— BEGIN GIVEN MATERIAL —

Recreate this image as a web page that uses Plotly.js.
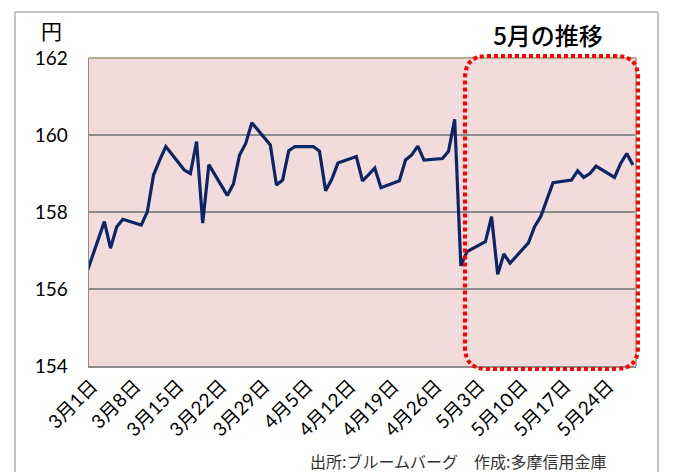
<!DOCTYPE html>
<html>
<head>
<meta charset="utf-8">
<script src="https://cdn.plot.ly/plotly-3.0.1.min.js"></script>
<style>html,body{margin:0;padding:0;background:#fff;}#chart{width:673px;height:472px;}</style>
</head>
<body>
<div id="chart"></div>
<script>
// ---- data ----
const dates = [
  "2026-02-27",
  "2026-03-02","2026-03-03","2026-03-04","2026-03-05","2026-03-06",
  "2026-03-09","2026-03-10","2026-03-11","2026-03-12","2026-03-13",
  "2026-03-16","2026-03-17","2026-03-18","2026-03-19","2026-03-20",
  "2026-03-23","2026-03-24","2026-03-25","2026-03-26","2026-03-27",
  "2026-03-30","2026-03-31","2026-04-01","2026-04-02","2026-04-03",
  "2026-04-06","2026-04-07","2026-04-08","2026-04-09","2026-04-10",
  "2026-04-13","2026-04-14","2026-04-15","2026-04-16","2026-04-17",
  "2026-04-20","2026-04-21","2026-04-22","2026-04-23","2026-04-24",
  "2026-04-27","2026-04-28","2026-04-29","2026-04-30","2026-05-01",
  "2026-05-04","2026-05-05","2026-05-06","2026-05-07","2026-05-08",
  "2026-05-11","2026-05-12","2026-05-13","2026-05-14","2026-05-15",
  "2026-05-18","2026-05-19","2026-05-20","2026-05-21","2026-05-22",
  "2026-05-25","2026-05-26","2026-05-27","2026-05-28"
];
const rates = [
  155.90,
  157.25,157.75,157.06,157.61,157.81,
  157.66,158.01,158.96,159.35,159.70,
  159.09,159.00,159.83,157.71,159.23,
  158.43,158.73,159.48,159.78,160.32,
  159.74,158.70,158.83,159.59,159.70,
  159.70,159.58,158.55,158.85,159.27,
  159.44,158.81,158.97,159.14,158.63,
  158.81,159.35,159.48,159.71,159.35,
  159.39,159.58,160.41,156.60,156.97,
  157.23,157.88,156.38,156.91,156.67,
  157.20,157.62,157.88,158.35,158.76,
  158.83,159.07,158.90,159.00,159.19,
  158.90,159.26,159.52,159.22
];
const tickDates = ["2026-03-01","2026-03-08","2026-03-15","2026-03-22","2026-03-29",
  "2026-04-05","2026-04-12","2026-04-19","2026-04-26","2026-05-03","2026-05-10",
  "2026-05-17","2026-05-24"];
const tickLabels = ["3月1日","3月8日","3月15日","3月22日","3月29日","4月5日","4月12日",
  "4月19日","4月26日","5月3日","5月10日","5月17日","5月24日"];
const yTicks = [154,156,158,160,162];

// ---- layout helpers (pixel -> paper) ----
const W = 673, H = 472;
const M = {l:89, r:37, t:58, b:106};
const PW = W - M.l - M.r, PH = H - M.t - M.b;
const px = x => (x - M.l) / PW;
const py = y => (H - M.b - y) / PH;

function roundRect(x0, y0, x1, y1, r) {
  const P = (x, y) => px(x) + ',' + py(y);
  return 'M' + P(x0 + r, y0) +
    ' L' + P(x1 - r, y0) + ' Q' + P(x1, y0) + ' ' + P(x1, y0 + r) +
    ' L' + P(x1, y1 - r) + ' Q' + P(x1, y1) + ' ' + P(x1 - r, y1) +
    ' L' + P(x0 + r, y1) + ' Q' + P(x0, y1) + ' ' + P(x0, y1 - r) +
    ' L' + P(x0, y0 + r) + ' Q' + P(x0, y0) + ' ' + P(x0 + r, y0) + ' Z';
}

const FONT = "Lato, 'Noto Sans CJK JP', sans-serif";

const trace = {
  x: dates, y: rates, type: 'scatter', mode: 'lines',
  line: {color: '#0B2566', width: 3.2},
  hoverinfo: 'skip'
};

const layout = {
  width: W, height: H,
  margin: M,
  paper_bgcolor: '#ffffff',
  plot_bgcolor: '#F2DCDB',
  showlegend: false,
  font: {family: FONT, color: '#000000', size: 16},
  title: {text: '5月の推移', x: 548 / W, xanchor: 'center', y: 1 - 37 / H, yanchor: 'middle',
          font: {family: "'Noto Sans CJK JP', sans-serif", size: 24, color: '#000', weight: 500}},
  xaxis: {
    type: 'date',
    range: ['2026-02-28 12:00', '2026-05-28 12:00'],
    tickmode: 'array', tickvals: tickDates, ticktext: tickLabels,
    tickangle: -45,
    tickfont: {family: FONT, size: 19, color: '#000'},
    showgrid: false, zeroline: false,
    showline: true, linecolor: '#8c8c8c', linewidth: 1.5,
    ticks: '', fixedrange: true
  },
  yaxis: {
    range: [154, 162],
    tickmode: 'array', tickvals: yTicks, ticktext: yTicks.map(String),
    tickfont: {family: FONT, size: 19, color: '#000'},
    showgrid: true, gridcolor: '#8c8c8c', gridwidth: 1.5,
    zeroline: false,
    showline: true, linecolor: '#8c8c8c', linewidth: 1.5,
    ticks: '', ticklabelstandoff: 16, fixedrange: true
  },
  shapes: [
    // outer chart frame
    {type: 'rect', xref: 'paper', yref: 'paper', x0: px(15), x1: px(658), y0: py(490), y1: py(12),
     line: {color: '#8a8a8a', width: 1}, fillcolor: 'rgba(0,0,0,0)', layer: 'below'},
    // top and right plot border (tan)
    {type: 'line', xref: 'paper', yref: 'paper', x0: 0, x1: 1, y0: 1, y1: 1,
     line: {color: '#b5ad8f', width: 2}},
    {type: 'line', xref: 'paper', yref: 'paper', x0: 1, x1: 1, y0: 0, y1: 1,
     line: {color: '#b5ad8f', width: 2}},
    // red dotted rounded rectangle highlighting May
    {type: 'path', xref: 'paper', yref: 'paper', path: roundRect(465, 56, 638, 369, 22),
     line: {color: '#FF0000', width: 4, dash: '4px,3px'}, fillcolor: 'rgba(0,0,0,0)', layer: 'above'}
  ],
  annotations: [
    {text: '円', xref: 'paper', yref: 'paper', x: px(51), y: py(30), xanchor: 'center', yanchor: 'middle',
     showarrow: false, font: {family: "'Noto Sans CJK JP', sans-serif", size: 21, color: '#000'}},
    {text: '出所:ブルームバーグ　作成:多摩信用金庫', xref: 'paper', yref: 'paper',
     x: px(608), y: py(461), xanchor: 'right', yanchor: 'middle', showarrow: false,
     font: {family: "'Noto Sans CJK JP', sans-serif", size: 16, color: '#333333'}}
  ]
};

Plotly.newPlot('chart', [trace], layout, {displayModeBar: false, staticPlot: true});
</script>
</body>
</html>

— END GIVEN MATERIAL —

TO BE DONE:
From the material above, copy everything exactly but the pictures.

PROBLEM SOLUTION:
Recreate this image as a web page that uses Plotly.js.
<!DOCTYPE html>
<html>
<head>
<meta charset="utf-8">
<script src="https://cdn.plot.ly/plotly-3.0.1.min.js"></script>
<style>html,body{margin:0;padding:0;background:#fff;}#chart{width:673px;height:472px;}</style>
</head>
<body>
<div id="chart"></div>
<script>
// ---- data ----
const dates = [
  "2026-02-27",
  "2026-03-02","2026-03-03","2026-03-04","2026-03-05","2026-03-06",
  "2026-03-09","2026-03-10","2026-03-11","2026-03-12","2026-03-13",
  "2026-03-16","2026-03-17","2026-03-18","2026-03-19","2026-03-20",
  "2026-03-23","2026-03-24","2026-03-25","2026-03-26","2026-03-27",
  "2026-03-30","2026-03-31","2026-04-01","2026-04-02","2026-04-03",
  "2026-04-06","2026-04-07","2026-04-08","2026-04-09","2026-04-10",
  "2026-04-13","2026-04-14","2026-04-15","2026-04-16","2026-04-17",
  "2026-04-20","2026-04-21","2026-04-22","2026-04-23","2026-04-24",
  "2026-04-27","2026-04-28","2026-04-29","2026-04-30","2026-05-01",
  "2026-05-04","2026-05-05","2026-05-06","2026-05-07","2026-05-08",
  "2026-05-11","2026-05-12","2026-05-13","2026-05-14","2026-05-15",
  "2026-05-18","2026-05-19","2026-05-20","2026-05-21","2026-05-22",
  "2026-05-25","2026-05-26","2026-05-27","2026-05-28"
];
const rates = [
  155.90,
  157.25,157.75,157.06,157.61,157.81,
  157.66,158.01,158.96,159.35,159.70,
  159.09,159.00,159.83,157.71,159.23,
  158.43,158.73,159.48,159.78,160.32,
  159.74,158.70,158.83,159.59,159.70,
  159.70,159.58,158.55,158.85,159.27,
  159.44,158.81,158.97,159.14,158.63,
  158.81,159.35,159.48,159.71,159.35,
  159.39,159.58,160.41,156.60,156.97,
  157.23,157.88,156.38,156.91,156.67,
  157.20,157.62,157.88,158.35,158.76,
  158.83,159.07,158.90,159.00,159.19,
  158.90,159.26,159.52,159.22
];
const tickDates = ["2026-03-01","2026-03-08","2026-03-15","2026-03-22","2026-03-29",
  "2026-04-05","2026-04-12","2026-04-19","2026-04-26","2026-05-03","2026-05-10",
  "2026-05-17","2026-05-24"];
const tickLabels = ["3月1日","3月8日","3月15日","3月22日","3月29日","4月5日","4月12日",
  "4月19日","4月26日","5月3日","5月10日","5月17日","5月24日"];
const yTicks = [154,156,158,160,162];

// ---- layout helpers (pixel -> paper) ----
const W = 673, H = 472;
const M = {l:89, r:37, t:58, b:106};
const PW = W - M.l - M.r, PH = H - M.t - M.b;
const px = x => (x - M.l) / PW;
const py = y => (H - M.b - y) / PH;

function roundRect(x0, y0, x1, y1, r) {
  const P = (x, y) => px(x) + ',' + py(y);
  return 'M' + P(x0 + r, y0) +
    ' L' + P(x1 - r, y0) + ' Q' + P(x1, y0) + ' ' + P(x1, y0 + r) +
    ' L' + P(x1, y1 - r) + ' Q' + P(x1, y1) + ' ' + P(x1 - r, y1) +
    ' L' + P(x0 + r, y1) + ' Q' + P(x0, y1) + ' ' + P(x0, y1 - r) +
    ' L' + P(x0, y0 + r) + ' Q' + P(x0, y0) + ' ' + P(x0 + r, y0) + ' Z';
}

const FONT = "Lato, 'Noto Sans CJK JP', sans-serif";

const trace = {
  x: dates, y: rates, type: 'scatter', mode: 'lines',
  line: {color: '#0B2566', width: 3.2},
  hoverinfo: 'skip'
};

const layout = {
  width: W, height: H,
  margin: M,
  paper_bgcolor: '#ffffff',
  plot_bgcolor: '#F2DCDB',
  showlegend: false,
  font: {family: FONT, color: '#000000', size: 16},
  title: {text: '5月の推移', x: 548 / W, xanchor: 'center', y: 1 - 37 / H, yanchor: 'middle',
          font: {family: "'Noto Sans CJK JP', sans-serif", size: 24, color: '#000', weight: 500}},
  xaxis: {
    type: 'date',
    range: ['2026-02-28 12:00', '2026-05-28 12:00'],
    tickmode: 'array', tickvals: tickDates, ticktext: tickLabels,
    tickangle: -45,
    tickfont: {family: FONT, size: 19, color: '#000'},
    showgrid: false, zeroline: false,
    showline: true, linecolor: '#8c8c8c', linewidth: 1.5,
    ticks: '', fixedrange: true
  },
  yaxis: {
    range: [154, 162],
    tickmode: 'array', tickvals: yTicks, ticktext: yTicks.map(String),
    tickfont: {family: FONT, size: 19, color: '#000'},
    showgrid: true, gridcolor: '#8c8c8c', gridwidth: 1.5,
    zeroline: false,
    showline: true, linecolor: '#8c8c8c', linewidth: 1.5,
    ticks: '', ticklabelstandoff: 16, fixedrange: true
  },
  shapes: [
    // outer chart frame
    {type: 'rect', xref: 'paper', yref: 'paper', x0: px(15), x1: px(658), y0: py(490), y1: py(12),
     line: {color: '#8a8a8a', width: 1}, fillcolor: 'rgba(0,0,0,0)', layer: 'below'},
    // top and right plot border (tan)
    {type: 'line', xref: 'paper', yref: 'paper', x0: 0, x1: 1, y0: 1, y1: 1,
     line: {color: '#b5ad8f', width: 2}},
    {type: 'line', xref: 'paper', yref: 'paper', x0: 1, x1: 1, y0: 0, y1: 1,
     line: {color: '#b5ad8f', width: 2}},
    // red dotted rounded rectangle highlighting May
    {type: 'path', xref: 'paper', yref: 'paper', path: roundRect(465, 56, 638, 369, 22),
     line: {color: '#FF0000', width: 4, dash: '4px,3px'}, fillcolor: 'rgba(0,0,0,0)', layer: 'above'}
  ],
  annotations: [
    {text: '円', xref: 'paper', yref: 'paper', x: px(51), y: py(30), xanchor: 'center', yanchor: 'middle',
     showarrow: false, font: {family: "'Noto Sans CJK JP', sans-serif", size: 21, color: '#000'}},
    {text: '出所:ブルームバーグ　作成:多摩信用金庫', xref: 'paper', yref: 'paper',
     x: px(608), y: py(461), xanchor: 'right', yanchor: 'middle', showarrow: false,
     font: {family: "'Noto Sans CJK JP', sans-serif", size: 16, color: '#333333'}}
  ]
};

Plotly.newPlot('chart', [trace], layout, {displayModeBar: false, staticPlot: true});
</script>
</body>
</html>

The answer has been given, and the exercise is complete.